When a client reads your sales page, they're dealing solely with risk. They don't know if you're solving their problem, or if you have the right solution. They need to qualify themselves as the right audience; to find out if you've considered their objections.
You would also need to give them social proof, in the form of testimonials or case studies; have a risk reversal. And yes, your uniqueness—what is it that makes your product or service their first and only choice?
Take for instance when I first started in marketing and consulted with a sofa store
What do you need to know about sofas? Most people enter a store, look at the same as the sofa, ask questions about the dimensions and then sit on one. A sequence like that doesn't ensure the sale of a $4000 sofa set. We had to tell the “full story”, which precisely is where we took Hopkins' message to heart.
I asked the owner to tell me about every part of the sofa. He started with the foam and went into enormous detail about the frame. Is it sturdy enough? Will it last after five years or will it warp? Is it made of softwood or hard? Does the frame contain particle board, plastic or metal?
When a client walked into the room, they weren't expecting the “full story”
Instead, the full story is what they experienced. We'd have little leaflets going into almost excessive detail about the frame, the construction of the legs, the upholstery and most importantly, the foam. Somehow the foam seemed to hold the imagination of the customer.
They'd hang around for quite a while, raise their eyebrows at the considerably higher prices and then walk out to check out some more sofas at the competitor's store. A few days later, they'd be back.
“The salesman at the other store knew nothing about their sofas”, they'd say to us
They didn't know about the composition of the frame, could tell us much about the legs or the springs. They were confused when we mentioned “eight-way hand-tied springs,” and weren't able to explain whether they were webbing or mesh.
And the foam was a complete mystery when we started peppering them with questions. Then they'd smile and ask when they could expect delivery of their chosen sofa.
It was clear that the clients weren't getting the full story at the other stores.
When you don't tell the full story, all you're doing is increasing the level of risk. Which isn't to say that the full story needs to be boring. In an article, you can have case studies or sofa stories that keep the client's attention.
On a sales page, you can have videos, appropriate animation. On the Psychotactics sales pages, we even put in cartoons to sell serious products like books on planning and pricing. Telling the full story still very much calls on you to tell an interesting story.
“A sentence or two will never do”, says Hopkins
Brief advertising is never traced; he goes on to say. Every traced ad will tell a complete story. Never be guided in any way by ads that are untraced. Apply your own advertising common sense.

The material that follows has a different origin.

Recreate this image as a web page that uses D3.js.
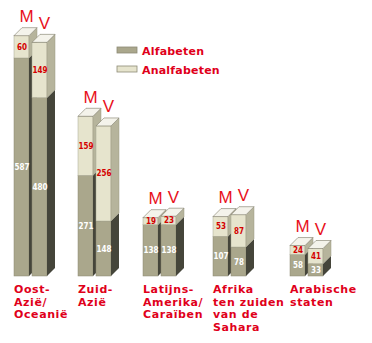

Take the opinion of nobody, the verdict of nobody, who knows nothing about his returns.
There are situations where the full story may temporarily, be suspended
In the last 20 years, we've had two products launched with little or no story at all. The first one was the series called “Blackbelt presentations”. The second was more recent and covered how to start up a business. Both products didn't have sales pages, to begin with.
All we did was send out a short e-mail asking clients to trust us and based on that trust to go ahead and buy the product. We added the sales page a bit later, which told the full story. However, such a product may only get traction in sales if the clients trust you—and even then you're likely to see a drop in sales.
After all, if you're listening to someone drool over the foam and eight-way hand-tied springs, you'll also find that it's hard to resist a sales page that goes a lot into detail.